Recover kubeconfig from rancher

In short, is it possible to recreate/restore a kubeconfig file for an imported cluster from rancher?

I have a kubernetes cluster running on AWS. This kubernetes cluster was installed with rke up. I also have rancher installed on this kubernetes cluster and this kubernetes cluster was also imported into rancher. All these setup was done by someone who have already left and I don’t have either the original cluster.yaml file or the original kubeconfig. I only have a kubeconfig file downloaded from rancher UI.

Now I am trying to upgrade rancher. As the documentation suggested I have to reinstall rancher since I am running very old version of cert-manager.

But I lost connection to the kubernetes cluster as soon as I run helm delete because the kubeconfig file I used was download from the UI and inside it’s pointing the server address to rancher.

I finally managed to restore the cluster from VM snapshots.
Any ideas I can do the upgrade smoothly?

It’s actually the local cluster for rancher.

Hi Iaocius,

If rke can manage the cluster, you can recover the kubeconfig using this command:

rke up --config ./rancher-cluster.yml --update-only

What this command is intended to do is to update your worker nodes only while ignoring any of the controlplane or etcd hosts. It also happens to retrieve a copy of the kubeconfig and stores it in the current directory, if it doesn’t find one.

@Stefan_Lasiewski
The problem is that I don’t have the cluster.yml either.
But I do have the keypairs for the instances.
Can I just create one and run rke up. Is there any risk?

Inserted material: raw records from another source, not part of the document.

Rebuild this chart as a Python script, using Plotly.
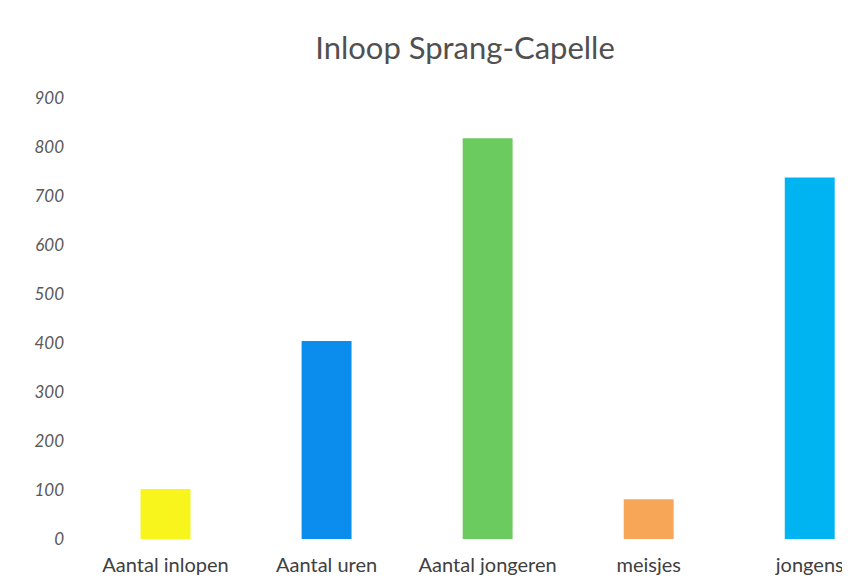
import plotly.graph_objects as go

categories = ["Aantal inlopen", "Aantal uren", "Aantal jongeren", "meisjes", "jongens"]
values = [102, 404, 818, 81, 738]
colors = ["#F8F51C", "#0A8DEC", "#6CCB5E", "#F7A658", "#00B4F2"]
y_ticks = [0, 100, 200, 300, 400, 500, 600, 700, 800, 900]

fig = go.Figure(go.Bar(x=categories, y=values, marker=dict(color=colors, line=dict(width=0)), width=0.31))

W, H = 842, 570
fig.update_layout(
    width=W, height=H,
    margin=dict(l=77, r=0, t=90, b=39),
    paper_bgcolor="white", plot_bgcolor="white",
    showlegend=False,
    font=dict(family="Lato, Open Sans, sans-serif", color="#404040"),
    title=dict(text="Inloop Sprang-Capelle", x=457/W, xanchor="center", y=1 - 40/H, yanchor="middle",
               font=dict(size=31, color="#505050", family="Lato, Open Sans, sans-serif")),
)
fig.update_xaxes(range=[-0.5, 4.25], showgrid=False, showline=False, zeroline=False, ticks="",
                 tickfont=dict(size=20, color="#404040"), ticklabelstandoff=12, automargin=False)
fig.update_yaxes(range=[0, 900], tickvals=y_ticks, showgrid=False, showline=False, zeroline=False, ticks="",
                 tickfont=dict(size=17, color="#595959", style="italic"), ticklabelstandoff=20, automargin=False)

fig.write_html("out.html")
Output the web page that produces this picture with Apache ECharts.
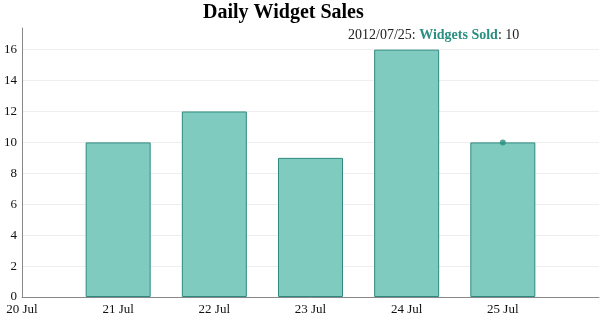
<!DOCTYPE html>
<html><head><meta charset="utf-8">
<script src="https://cdn.jsdelivr.net/npm/echarts@6/dist/echarts.min.js"></script>
<style>html,body{margin:0;padding:0;background:#fff}#c{width:606px;height:320px}</style>
</head><body><div id="c"></div>
<script>
const dayLabels = ['20 Jul','21 Jul','22 Jul','23 Jul','24 Jul','25 Jul'];
const barDays = [1,2,3,4,5];
const widgetsSold = [10,12,9,16,10];
const yTicks = [0,2,4,6,8,10,12,14,16];
const hoverDate = '2012/07/25';
const hoverIndex = 4;
const seriesName = 'Widgets Sold';

const font = '"Liberation Serif", "Times New Roman", serif';
const chart = echarts.init(document.getElementById('c'));
chart.setOption({
  animation:false,
  textStyle:{fontFamily:font},
  title:[{
    text:'Daily Widget Sales', left:198, top:-2,
    textStyle:{fontFamily:font,fontSize:20,fontWeight:'bold',color:'#000'}
  },{
    text:'{d|'+hoverDate+': }{n|'+seriesName+'}{d|: '+widgetsSold[hoverIndex]+'}',
    left:343, top:23,
    textStyle:{fontWeight:'normal',rich:{
      d:{fontFamily:font,fontSize:14,color:'#222',fontWeight:'normal'},
      n:{fontFamily:font,fontSize:14,color:'#2a8f80',fontWeight:'bold'}
    }}
  }],
  grid:{left:22,right:7,top:28,bottom:23},
  xAxis:{type:'value',min:0,max:6,interval:1,
    axisLine:{lineStyle:{color:'#888',width:1}},
    axisTick:{show:false},splitLine:{show:false},
    axisLabel:{showMaxLabel:false,color:'#111',fontSize:13,fontFamily:font,margin:6,
      formatter:v=>dayLabels[v]||''}
  },
  yAxis:{type:'value',min:0,max:17.4,
    axisLine:{show:true,lineStyle:{color:'#888',width:1}},
    axisTick:{show:false,customValues:yTicks},
    splitLine:{show:true,lineStyle:{color:'#eeeeee'}},
    axisLabel:{customValues:yTicks,color:'#111',fontSize:13,fontFamily:font,margin:5}
  },
  series:[{
    name:seriesName,type:'bar',barWidth:65,
    data:barDays.map((d,i)=>[d,widgetsSold[i]]),
    itemStyle:{color:'#7fcbc0',borderColor:'#2e8a7e',borderWidth:1}
  },{
    type:'scatter',symbolSize:6,
    data:[[barDays[hoverIndex],widgetsSold[hoverIndex]]],
    itemStyle:{color:'#2a8f80'},z:5
  }]
});
</script></body></html>
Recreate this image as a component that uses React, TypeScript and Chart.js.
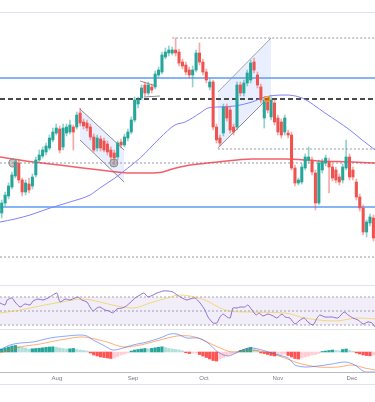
import React, { useEffect, useRef } from 'react';
import { Chart, registerables } from 'chart.js';

Chart.register(...registerables);

// ---- candles (arbitrary price units) ----
const candleOpen = [87,97,104,113,124,137,120,108,116,114, 125,140,144,148,152,160,167,171,153,167, 168,173,173,187,178,177,173,163,152,161, 159,156,150,147,143,158,155,162,168,180, 196,202,215,207,213,213,225,228,243,247, 247,250,248,238,235,230,225,230,247,238, 228,213,218,173,162,167,193,190,173,173, 215,207,217,220,238,225,213,182,200,183, 197,182,178,168,167,165,132,117,118,132, 140,140,127,97,130,137,138,133,130,123, 120,132,143,130,118,103,92,68,77,82];
const candleClose = [97,105,114,125,138,120,108,117,110,123, 140,145,150,154,162,168,172,150,172,173, 175,168,185,177,174,172,163,150,162,152, 150,148,143,142,157,155,163,168,180,200, 200,212,207,215,210,226,230,245,248,250, 250,247,237,234,228,225,230,247,238,228, 220,218,173,160,157,193,182,170,168,215, 207,217,227,237,230,215,200,200,190,200, 178,168,165,182,165,132,117,120,133,143, 143,128,97,137,138,142,133,122,120,118, 133,143,123,123,103,92,68,78,83,62];
const candleHigh = [100,108,117,128,140,140,122,120,122,126, 143,150,153,157,165,172,176,174,176,176, 180,175,188,192,181,180,176,166,165,164, 162,159,153,150,159,161,166,171,183,203, 203,215,218,218,216,229,233,248,252,254, 253,262,251,241,238,233,234,250,257,241, 231,221,220,176,165,196,196,193,176,218, 218,220,230,240,242,228,216,203,203,203, 200,185,181,185,170,168,135,122,136,146, 153,143,130,140,141,145,142,136,133,126, 136,160,146,133,121,106,95,80,86,85];
const candleLow = [82,94,101,111,122,117,104,105,107,111, 123,138,142,145,150,158,165,147,150,164, 166,150,171,174,171,169,160,148,149,149, 148,145,140,135,140,152,153,159,166,178, 192,200,204,205,207,211,223,226,241,244, 245,244,234,231,225,222,213,228,235,225, 217,210,170,157,154,164,179,167,165,170, 204,204,214,217,227,212,197,172,187,180, 175,165,162,165,162,130,114,115,116,130, 137,125,90,95,127,134,107,119,117,115, 117,130,120,120,100,89,65,63,74,59];

// ---- moving averages [bar index, value] ----
const maFast = [[-0.5,78],[3.9,81],[8.3,85],[14.2,92],[20,98],[25.9,105],[28.8,112],[33.2,122],[37,132],[40.6,142],[46.4,162],[50.8,175],[53.8,178],[58.2,187],[60.5,192],[63.4,193],[68.4,194],[73.4,198],[77.2,203],[83.1,205],[88.1,202],[94.8,187],[102.1,170],[105.7,160],[109.5,150]];
const maSlow = [[-0.5,143],[9.3,138],[19.2,134],[28.8,130],[33.8,128],[37,127],[42.6,127],[47.3,128],[50,131],[53.8,134],[63.4,138],[73.4,141],[83.1,141],[92.8,139],[102.7,138],[109.5,137]];

// ---- drawn levels (value, start index) ----
const blueLevels = [222, 93];
const dashedLevel = 201;
const dottedLevels = [[262, 50], [151, 63.4], [137, -0.5], [43, -0.5]];

// ---- drawings ----
const descUpper = [[22.96,191],[35.9,150]];
const descLower = [[22.96,160],[35.9,118]];
const riseUpper = [[63.4,208],[79,262]];
const riseLower = [[63.4,152],[79,205]];
const flagUpper = [[40.6,219],[45.2,214]];
const flagLower = [[41.7,203],[46.4,204]];
const circleMarks = [[3.3,137],[32.9,137]];
const boxMarks = [[77.8,201]];

// ---- RSI ----
const rsiLine = [[-0.5,61.4],[1,58.6],[1.6,65.7],[3,68.6],[3.9,62.9],[5.4,55.7],[6.8,60],[8.3,58.6],[9.2,64.3],[10.6,67.1],[12.1,65.7],[13.6,68.6],[15,72.9],[16.2,75.7],[17.1,62.9],[18.6,67.1],[20,65.7],[21.5,68.6],[22.4,70],[23.5,65.7],[25,62.9],[25.9,55.7],[26.8,50],[27.9,54.3],[28.8,55.7],[30.3,51.4],[31.5,50],[32.6,47.1],[33.8,52.9],[35.3,54.3],[36.5,57.1],[37.9,62.9],[39.1,68.6],[40.6,72.9],[41.7,75.7],[42.9,70],[44.4,72.9],[45.5,75.7],[46.4,77.1],[47.3,78.6],[48.8,78.6],[50.2,77.1],[51.4,72.9],[52.9,68.6],[54.3,65.7],[55.2,67.1],[56.7,68.6],[58.2,61.4],[59.6,51.4],[60.5,41.4],[62,32.9],[63.1,32.9],[64,41.4],[64.9,45.7],[66.1,41.4],[67,40],[67.8,54.3],[69,54.3],[69.9,55.7],[71.3,55.7],[72.2,58.6],[73.4,51.4],[74.6,44.3],[75.5,47.1],[76.6,42.9],[78.1,45.7],[79.6,42.9],[80.7,40],[82.2,45.7],[83.1,41.4],[84.5,40],[86,31.4],[87.5,37.1],[88.7,40],[89.8,34.3],[91.3,30],[92.5,40],[93.3,44.3],[94.8,41.4],[96.9,41.4],[98.6,40],[100.4,48.6],[101.6,44.3],[103,40],[104.5,37.1],[106,31.4],[107.4,34.3],[108.6,32.9],[109.5,27.1]];
const rsiAvg = [[-0.5,47.1],[5.4,51.4],[11.2,57.1],[19.1,64.3],[23.8,67.1],[28.8,62.9],[33.8,57.1],[38.5,54.3],[43.5,61.4],[48.5,68.6],[52.3,72.9],[55.2,71.4],[59.6,65.7],[65.5,51.4],[71.3,48.6],[83.1,47.1],[88.9,40],[97.7,35.7],[104.5,40],[109.5,38.6]];
const rsiBands = [70, 50, 30];

// ---- MACD ----
const macdLine = [[-0.5,2],[2.4,7],[5.4,9],[9.2,10],[14.2,14],[19.1,16],[23,17],[25,16],[26.8,12],[29.7,7],[32.6,2],[35.6,4],[38.5,7],[42.6,10],[46.4,14],[49.4,18],[51.4,18],[54.3,14],[57.6,14],[60.5,9],[63.4,0],[66.4,-4],[69.3,0],[72.2,4],[73.7,4],[76.3,2],[80.1,-2],[84,-6],[86,-13],[88.9,-15],[92.8,-14],[96.9,-12],[100.7,-10],[103.6,-13],[106.5,-20],[109.5,-20]];
const signalLine = [[-0.5,-1],[5.4,5],[11.2,8],[17.1,12],[23,15],[25.9,14],[30.9,10],[35.6,5],[40.6,7],[46.4,12],[51.4,16],[55.2,16],[57.6,14],[63.4,5],[67.5,0],[72.2,2],[77.2,0],[82.2,-5],[86.9,-11],[92.8,-15],[98.6,-15],[102.7,-13],[106.5,-16],[109.5,-18]];
const macdHist = [3,4,5,6,6.5, 5.5,4.5,4,3, 3.2,3.5,3.8, 4.2,4.6,5,5.2,4.8, 4,3.5,3, 3.2,3.5, 2.5,2,1.5,1, -1,-3, -4,-5,-5.5,-6,-6.5,-6, -4.5,-3,-2,-1, 1,2,2.5,3,3.5, 3.2,3.6,4.2,4.8,5.2,4.5,3.5,3,2.5,2,1.2, -0.8,-1.5,-1.2,-1,-2.5,-4,-5.5,-7,-8.5,-9,-7,-5.5,-4,-2.5,-1.5,-1, 1.5,2.5,3.5,4.5,3,2, -1,-1.5,-2.5,-3.5,-4,-3,-2.5,-2,-3.5,-5,-6.5,-7,-6,-5,-4,-3,-2.5,-1.5, 0.5,1,1.5,2,1.5,1.2,2.5,3,1.5,0.8, -1,-2,-3,-3.5,-3.8,-3];

// ---- time axis ----
const tickLabels = ['Aug', 'Sep', 'Oct', 'Nov', 'Dec'];
const tickIndex = [16.2, 38.5, 59.3, 81, 102.7];

const X_MIN = -0.5;
const X_MAX = 109.47;
const FONT = 'Liberation Sans';

const pts = (a: number[][]) => a.map(([x, y]) => ({ x, y }));
const hl = (y: number, x0 = X_MIN) => [{ x: x0, y }, { x: X_MAX + 1, y }];

const line = (data: any[], color: string, width: number, extra: any = {}) => ({
  type: 'line', data, borderColor: color, borderWidth: width, pointRadius: 0, tension: 0, order: 3, ...extra,
});

const xHidden = { type: 'linear', min: X_MIN, max: X_MAX, display: false, offset: false };

const borders = (ys: (c: any) => { y: number; color: string }[]) => ({
  id: 'paneBorders',
  afterDraw(chart: any) {
    const { ctx, width } = chart;
    ctx.save();
    ctx.lineWidth = 1;
    for (const l of ys(chart)) {
      ctx.strokeStyle = l.color;
      ctx.beginPath();
      ctx.moveTo(0, l.y);
      ctx.lineTo(width, l.y);
      ctx.stroke();
    }
    ctx.restore();
  },
});

const common = {
  animation: false,
  responsive: true,
  maintainAspectRatio: false,
  events: [],
  plugins: { legend: { display: false }, tooltip: { enabled: false } },
};

export default function App() {
  const mainRef = useRef<HTMLCanvasElement>(null);
  const rsiRef = useRef<HTMLCanvasElement>(null);
  const macdRef = useRef<HTMLCanvasElement>(null);

  useEffect(() => {
    const idx = candleOpen.map((_, i) => i);
    const up = (i: number) => candleClose[i] >= candleOpen[i];

    const main = new Chart(mainRef.current!, {
      type: 'bar',
      data: {
        datasets: [
          {
            type: 'bar', data: idx.map((i) => ({ x: i, y: [candleOpen[i], candleClose[i]] })),
            backgroundColor: (c: any) => (up(c.dataIndex) ? '#26a69a' : '#ef5350'),
            barThickness: 2.4, grouped: false, minBarLength: 1, order: 1,
          },
          {
            type: 'bar', data: idx.map((i) => ({ x: i, y: [candleLow[i], candleHigh[i]] })),
            backgroundColor: (c: any) => (up(c.dataIndex) ? 'rgba(38,166,154,0.5)' : 'rgba(239,83,80,0.5)'),
            barThickness: 1, grouped: false, order: 2,
          },
          line(pts(maFast), '#8080ff', 1, { tension: 0.4, cubicInterpolationMode: 'monotone' }),
          line(pts(maSlow), 'rgba(242,54,69,0.8)', 1.5, { tension: 0.4, cubicInterpolationMode: 'monotone' }),
          ...blueLevels.map((v) => line(hl(v), '#5c9df5', 1.3, { order: 4 })),
          line(hl(dashedLevel), '#4a4a4a', 2, { borderDash: [5, 3], order: 4 }),
          ...dottedLevels.map(([v, x0]) => line(hl(v, x0), '#9598a1', 1, { borderDash: [2, 2], order: 4 })),
          line(pts(descUpper), '#8a8d96', 1, { order: 5 }),
          line(pts(descLower), '#8a8d96', 1, { order: 5, fill: '-1', backgroundColor: 'rgba(41,98,255,0.1)' }),
          line(pts(riseUpper), '#a0a3ab', 1, { order: 5 }),
          line(pts(riseLower), '#8a8d96', 1, { order: 5, fill: '-1', backgroundColor: 'rgba(41,98,255,0.1)' }),
          line(pts(flagUpper), '#8a8d96', 1, { order: 5 }),
          line(pts(flagLower), '#8a8d96', 1, { order: 5 }),
          {
            type: 'line', data: pts(circleMarks), showLine: false, pointRadius: 4,
            pointBackgroundColor: 'rgba(130,130,130,0.45)', pointBorderColor: '#8a8a8a', pointBorderWidth: 1, order: 0,
          },
          {
            type: 'line', data: pts(boxMarks), showLine: false, pointRadius: 3.5, pointStyle: 'rect',
            pointBackgroundColor: 'rgba(255,152,0,0.3)', pointBorderColor: '#f59a23', pointBorderWidth: 1, order: 0,
          },
        ] as any,
      },
      options: {
        ...common,
        layout: { autoPadding: false, padding: { top: 12, left: 0, right: 0, bottom: 0 } },
        scales: { x: xHidden as any, y: { display: false, min: 15, max: 288 } },
      } as any,
      plugins: [borders((c) => [{ y: Math.round(c.chartArea.top) + 0.5, color: '#e0e3eb' }])],
    });

    const rsi = new Chart(rsiRef.current!, {
      type: 'line',
      data: {
        datasets: [
          line(hl(rsiBands[0]), '#a3a6af', 1, { borderDash: [2, 2], order: 5 }),
          line(hl(rsiBands[2]), '#a3a6af', 1, { borderDash: [2, 2], order: 5, fill: { target: { value: rsiBands[0] } }, backgroundColor: 'rgba(126,87,194,0.1)' }),
          line(hl(rsiBands[1]), '#a3a6af', 1, { borderDash: [2, 2], order: 5 }),
          line(pts(rsiAvg), 'rgba(240,200,40,0.6)', 1, { tension: 0.4, cubicInterpolationMode: 'monotone', order: 2 }),
          line(pts(rsiLine), '#8e6fcf', 1, { tension: 0.2, order: 1 }),
        ] as any,
      },
      options: {
        ...common,
        layout: { autoPadding: false, padding: 0 },
        scales: { x: xHidden as any, y: { display: false, min: 24.29, max: 87.14 } },
      } as any,
      plugins: [borders(() => [{ y: 0.5, color: '#e0e3eb' }])],
    });

    const histColor = (c: any) => {
      const i = c.dataIndex;
      const v = macdHist[i];
      const p = i > 0 ? macdHist[i - 1] : 0;
      if (v >= 0) return v >= p ? '#26a69a' : '#b2dfdb';
      return v <= p ? '#ff5252' : '#ffcdd2';
    };

    const macd = new Chart(macdRef.current!, {
      type: 'bar',
      data: {
        datasets: [
          line(pts(macdLine), 'rgba(41,98,255,0.55)', 1, { tension: 0.3, order: 1 }),
          line(pts(signalLine), 'rgba(255,109,0,0.55)', 1, { tension: 0.3, order: 2 }),
          {
            type: 'bar', data: macdHist.map((v, i) => ({ x: i, y: v })),
            backgroundColor: histColor, barThickness: 2.6, grouped: false, order: 3,
          },
        ] as any,
      },
      options: {
        ...common,
        layout: { autoPadding: false, padding: 0 },
        scales: {
          x: {
            type: 'linear', min: X_MIN, max: X_MAX, offset: false,
            grid: { display: false, drawTicks: false },
            border: { display: false },
            afterBuildTicks: (s: any) => { s.ticks = tickIndex.map((v) => ({ value: v })); },
            afterFit: (s: any) => { s.height = 13; },
            ticks: {
              autoSkip: false, maxRotation: 0, padding: 3, color: '#787b86',
              font: { size: 6, family: FONT },
              callback: (v: any) => { const k = tickIndex.indexOf(v); return k >= 0 ? tickLabels[k] : ''; },
            },
          },
          y: { display: false, min: -20, max: 23 },
        },
      } as any,
      plugins: [borders((c) => [
        { y: 0.5, color: '#e0e3eb' },
        { y: Math.round(c.chartArea.bottom) + 0.5, color: '#b8bbc2' },
        { y: c.height - 0.5, color: '#e0e3eb' },
      ])],
    });

    return () => { main.destroy(); rsi.destroy(); macd.destroy(); };
  }, []);

  return (
    <div style={{ position: 'absolute', left: 0, top: 0, width: 375, height: 402, background: '#ffffff' }}>
      <div style={{ position: 'relative', width: 375, height: 285 }}><canvas ref={mainRef} /></div>
      <div style={{ position: 'relative', width: 375, height: 44 }}><canvas ref={rsiRef} /></div>
      <div style={{ position: 'relative', width: 375, height: 56 }}><canvas ref={macdRef} /></div>
    </div>
  );
}
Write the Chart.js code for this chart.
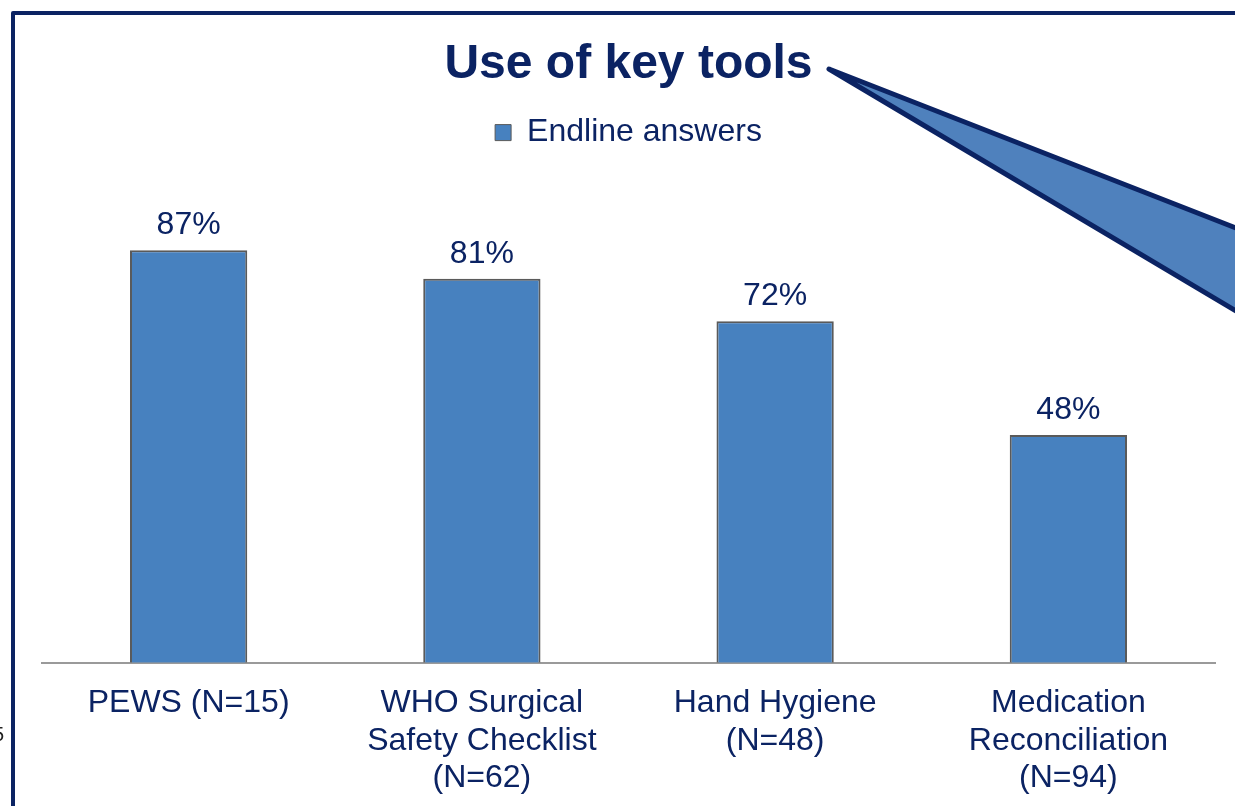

cluster.yml is often a simple file that contains a short list of the Nodes, the Kubernetes version, the SSH method used to access the hosts, and an the etcd backup schedule. But it can be more elaborate.

You can create this by hand using the information that you can find in the GUI. The risk is that your hand-created cluster.yml will be different then what’s actually in production, and you might unintentionally modify the cluster. rke does not have a --dry-run option either, so you can’t compare what’s in your file with the actual state.

Instead of looking at the configuration from GUI, are there some commands I can use to see the configurations?
Another question would be do I have to run it with exactly the same rke version?

Instead of looking at the configuration from GUI, are there some commands I can use to see the configurations?

It sounds like you are hoping to export the RKE configuration from the cluster using the rke cli. Unfortunately, I don’t know how to do that, sorry. You might want to have a look through superseb’s gists here to see if he has a solution https://github.com/superseb/ranchertools

At most places though, I imagine that the cluster.yml file shouldn’t be too difficult to reconstruct by hand. Check out the example at https://rancher.com/docs/rancher/v2.x/en/installation/k8s-install/kubernetes-rke/#1-create-the-cluster-configuration-file to see what one would look like.

You might also want to look on your RKE controlplane nodes to verify there are backups under /opt/rke/etcd-snapshots/.

Another question would be do I have to run it with exactly the same rke version?

Yes, but you do need to be careful because new versions of RKE will by default upgrade a cluster to a new version of Kubernetes. You can hardcode the Kubernetes version into your cluster.yml file using the kubernetes_version: parameter, which is shown in this full cluster.yml example:

https://rancher.com/docs/rke/latest/en/example-yamls/#full-cluster-yml-example

I got the following error when running rke up command with --update-only option.

FATA[0768] [controlPlane] Failed to bring up Control Plane: Failed to verify healthcheck: Failed to check https://localhost:6443/healthz for service [kube-apiserver] on host [172.93.1.191]: Get https://localhost:6443/healthz: Unable to access the service on localhost:6443. The service might be still starting up. Error: ssh: rejected: connect failed (Connection refused), log: I0508 04:33:17.288269       1 plugins.go:161] Loaded 6 validating admission controller(s) successfully in the following order: LimitRanger,ServiceAccount,Priority,PersistentVolumeClaimResize,ValidatingAdmissionWebhook,ResourceQuota.

I couldn’t recover the cluster from etcd backup either, same error message.
I ended up restoring the cluster from VM snapshots again.